Now Buckaroo Banzai is sort of based around a single joke; the idea that the film is, like, the 17th or so instalment of a series that doesn't actually exist. The whole thing is written and portrayed as though we the audience have already seen all the other ones, so we know all the characters' relationships to each other, what they are referring to when they mention other adventures, and that we should be surprised that they have retconned an established villain to have been actually an alien all along. It's almost an expansion of what George Lucas did with the original Star Wars to a degree, although there are differences; Lucas likes to pretend he had it all figured out from the word go, but we all know that wasn't true. (At least, given accidental incest, I hope not!) With Buckaroo Banzai on the other hand, writer Earl Mac Rauch and director W.D. Richter had developed a whole bunch of half finished short stories and such about the character first, they had what we might call now a Show Bible for the character, featuring loads of stuff not in the finished film. In fact, some of that, when the film didn't do well enough to warrant a sequel, Richter would repurpose into Big Trouble in Little China. (It's often been claimed that Buckaroo Banzai v.s The World Crime League promised at the end of 8th Dimension was fully reworked into Big Trouble, but that's overstating it, more just one or two ideas from Banzai's "Lore" got worked into the script.)

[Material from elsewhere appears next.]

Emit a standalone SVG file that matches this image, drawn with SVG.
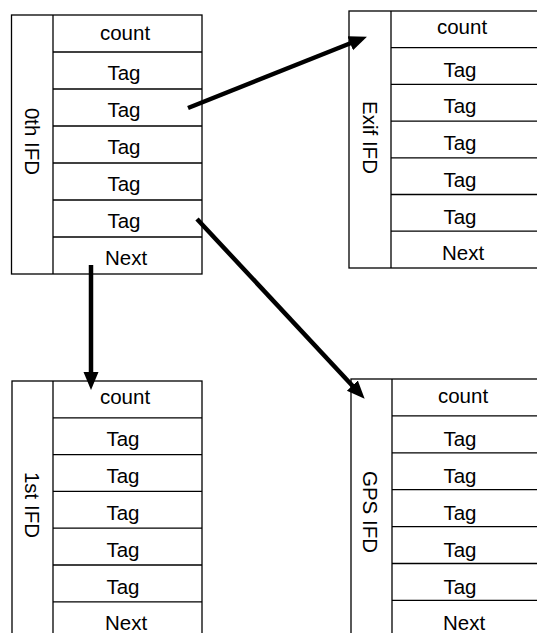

So why do it this way? Well the character of Buckaroo Banzai is kind of a homage to pulp paperback heroes like Doc Savage: The Man of Bronze, so this film is kind of an embodiment of what for a lot of people it's like discovering those characters for the first time. You'd pick up a book with a cool looking cover, then quickly go "oh wait, this isn't the first one, is it?"; if the dialogue between characters doesn't clue you into that, the editors footnotes saying "See Doc Savage On The Run From The IRS for more details" will. Hence the whole film is pretty much made like that, bar those footnotes (I do wonder if they were thinking of having things like that as captions on screen at points in the film?). You know what, I'll let Moviebob explain this better than I can.
I should also mention that I know this experience pretty well; as a Doctor Who fan (yes, I will always drag things to Doctor Who, get over it!), I came to the show at a rather odd time for the whole thing, the 90s, the age we now call The Wilderness Years. So often experiencing the show would be just be getting out from my local library the Target Paperbacks, or my parents occasionally buying me one of the VHSs, and not having TARDIS Wiki or anything similar back then, just trying to muddle my way through, so a lot of the show and various stories I came to in quite an eclectic order. I often jumped around the timeline a lot, and often even had issues such as, with the Target books, trying to work out which Doctor the story was even about if they weren't on the cover. So engaging with a long running series in this way, yeah I kind of get that.
Now what does all this have to do with Superman? Well plain and simple, James Gunn has done a similar trick, but instead of pulp paperbacks, we have comics, and rather than do it as a joke, it's a quite clever way of helping to establish what sort of world this new DC film universe is. Now I am willing to bet that for quite a lot of you reading this that your very first superhero comic was not a first issue, you probably got one part way through a series or run, or it's one of those annoying cases of "Issue One" when it's actually a re-numbering and you've been tricked into jumping in at the deep end. (That happened A LOT in the 90s). This Superman is plotted and written pretty much like that; the way it opens in medias res is like this is like we're picking up the story right after a big cliffhanger happened last issue. A brief text crawl at the start does read like an editors note on the inside cover, setting the scene. The way the characters talk to each other, we get and understand their existing relationships, and that they have history together.
I love that we have a Superman movie that uses an Iggy Pop song, and it works perfectly!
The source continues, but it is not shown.